> Short problem: Transcribe the material exactly. Images do not belong in the copy.
[START Given material]
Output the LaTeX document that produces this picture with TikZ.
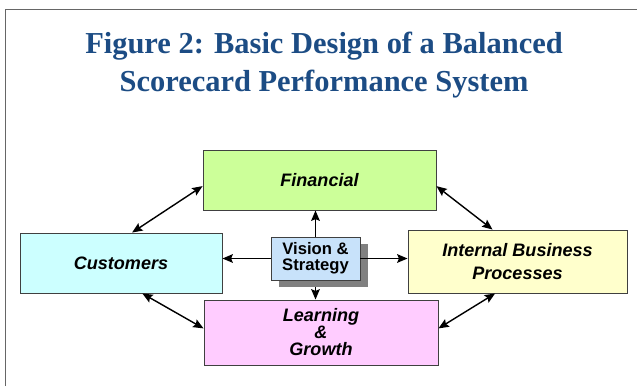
\documentclass[tikz,border=0pt]{standalone}
\usepackage{fontspec}
\setmainfont{Liberation Serif}
\newfontfamily\arialfont{Liberation Sans}
\usetikzlibrary{arrows.meta,shadows}

\definecolor{titleblue}{RGB}{28,76,132}
\definecolor{fingreen}{RGB}{204,255,153}
\definecolor{custcyan}{RGB}{204,255,255}
\definecolor{intyellow}{RGB}{255,255,204}
\definecolor{learnpink}{RGB}{255,204,255}
\definecolor{visblue}{RGB}{200,226,250}

\tikzset{
  perspective/.style={draw=black!75,line width=0.8pt,align=center,inner sep=0pt,
    font=\arialfont\bfseries\itshape\fontsize{15.4}{19.5}\selectfont},
  link/.style={line width=1.2pt,-{Stealth[length=3.1mm,width=2.6mm,inset=0.5mm]}},
  twoway/.style={line width=1.2pt,{Stealth[length=3.1mm,width=2.6mm,inset=0.5mm]}-{Stealth[length=3.1mm,width=2.6mm,inset=0.5mm]}}
}

\begin{document}
\begin{tikzpicture}[x=0.03cm,y=-0.03cm]
    \useasboundingbox (0,0) rectangle (637,386);

    % frame
    \draw[black!60,line width=1.6pt] (5.5,386) -- (5.5,9.5) -- (637,9.5);

    % title
    \node[text=titleblue,font=\bfseries\fontsize{26}{32}\selectfont,align=center] (title) at (324,65)
        {Figure 2: Basic Design of a Balanced\\Scorecard Performance System};

    % perspectives
    \node[perspective,fill=fingreen,minimum width=6.99cm,minimum height=1.8cm] (fin) at (319.5,180) {Financial};
    \node[perspective,fill=custcyan,minimum width=6.06cm,minimum height=1.8cm] (cust) at (121,263) {Customers};
    \node[perspective,fill=intyellow,minimum width=6.57cm,minimum height=1.89cm] (int) at (517.5,261.5) {Internal Business\\Processes};
    \node[perspective,fill=learnpink,minimum width=7.02cm,minimum height=1.95cm,
          font=\arialfont\bfseries\itshape\fontsize{15.4}{14.5}\selectfont] (learn) at (321,332.5) {Learning\\\&\\Growth};

    % centre
    \node[draw=black!75,line width=0.8pt,fill=visblue,minimum width=2.67cm,minimum height=1.29cm,inner sep=0pt,
          align=center,font=\arialfont\bfseries\fontsize{14.2}{13.8}\selectfont,
          drop shadow={shadow xshift=0.24cm,shadow yshift=-0.21cm,fill=black!50,opacity=1}] (vis) at (315.5,258.5)
        {Vision \&\\Strategy};

    % arrows from the centre
    \draw[link] (vis.north) -- (vis.north |- fin.south);
    \draw[link] (vis.west) -- (vis.west -| cust.east);
    \draw[link] (vis.east) -- (vis.east -| int.west);
    \draw[link,shorten <=0.21cm] (vis.south) -- (vis.south |- learn.north);

    % arrows between perspectives
    \draw[twoway] (cust.70) -- (fin.183);
    \draw[twoway] (fin.-3) -- (int.128);
    \draw[twoway] (cust.-55) -- (learn.178);
    \draw[twoway] (int.235) -- (learn.2);
\end{tikzpicture}
\end{document}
[END Given material]
> The answer:
Output the LaTeX document that produces this picture with TikZ.
\documentclass[tikz,border=0pt]{standalone}
\usepackage{fontspec}
\setmainfont{Liberation Serif}
\newfontfamily\arialfont{Liberation Sans}
\usetikzlibrary{arrows.meta,shadows}

\definecolor{titleblue}{RGB}{28,76,132}
\definecolor{fingreen}{RGB}{204,255,153}
\definecolor{custcyan}{RGB}{204,255,255}
\definecolor{intyellow}{RGB}{255,255,204}
\definecolor{learnpink}{RGB}{255,204,255}
\definecolor{visblue}{RGB}{200,226,250}

\tikzset{
  perspective/.style={draw=black!75,line width=0.8pt,align=center,inner sep=0pt,
    font=\arialfont\bfseries\itshape\fontsize{15.4}{19.5}\selectfont},
  link/.style={line width=1.2pt,-{Stealth[length=3.1mm,width=2.6mm,inset=0.5mm]}},
  twoway/.style={line width=1.2pt,{Stealth[length=3.1mm,width=2.6mm,inset=0.5mm]}-{Stealth[length=3.1mm,width=2.6mm,inset=0.5mm]}}
}

\begin{document}
\begin{tikzpicture}[x=0.03cm,y=-0.03cm]
    \useasboundingbox (0,0) rectangle (637,386);

    % frame
    \draw[black!60,line width=1.6pt] (5.5,386) -- (5.5,9.5) -- (637,9.5);

    % title
    \node[text=titleblue,font=\bfseries\fontsize{26}{32}\selectfont,align=center] (title) at (324,65)
        {Figure 2: Basic Design of a Balanced\\Scorecard Performance System};

    % perspectives
    \node[perspective,fill=fingreen,minimum width=6.99cm,minimum height=1.8cm] (fin) at (319.5,180) {Financial};
    \node[perspective,fill=custcyan,minimum width=6.06cm,minimum height=1.8cm] (cust) at (121,263) {Customers};
    \node[perspective,fill=intyellow,minimum width=6.57cm,minimum height=1.89cm] (int) at (517.5,261.5) {Internal Business\\Processes};
    \node[perspective,fill=learnpink,minimum width=7.02cm,minimum height=1.95cm,
          font=\arialfont\bfseries\itshape\fontsize{15.4}{14.5}\selectfont] (learn) at (321,332.5) {Learning\\\&\\Growth};

    % centre
    \node[draw=black!75,line width=0.8pt,fill=visblue,minimum width=2.67cm,minimum height=1.29cm,inner sep=0pt,
          align=center,font=\arialfont\bfseries\fontsize{14.2}{13.8}\selectfont,
          drop shadow={shadow xshift=0.24cm,shadow yshift=-0.21cm,fill=black!50,opacity=1}] (vis) at (315.5,258.5)
        {Vision \&\\Strategy};

    % arrows from the centre
    \draw[link] (vis.north) -- (vis.north |- fin.south);
    \draw[link] (vis.west) -- (vis.west -| cust.east);
    \draw[link] (vis.east) -- (vis.east -| int.west);
    \draw[link,shorten <=0.21cm] (vis.south) -- (vis.south |- learn.north);

    % arrows between perspectives
    \draw[twoway] (cust.70) -- (fin.183);
    \draw[twoway] (fin.-3) -- (int.128);
    \draw[twoway] (cust.-55) -- (learn.178);
    \draw[twoway] (int.235) -- (learn.2);
\end{tikzpicture}
\end{document}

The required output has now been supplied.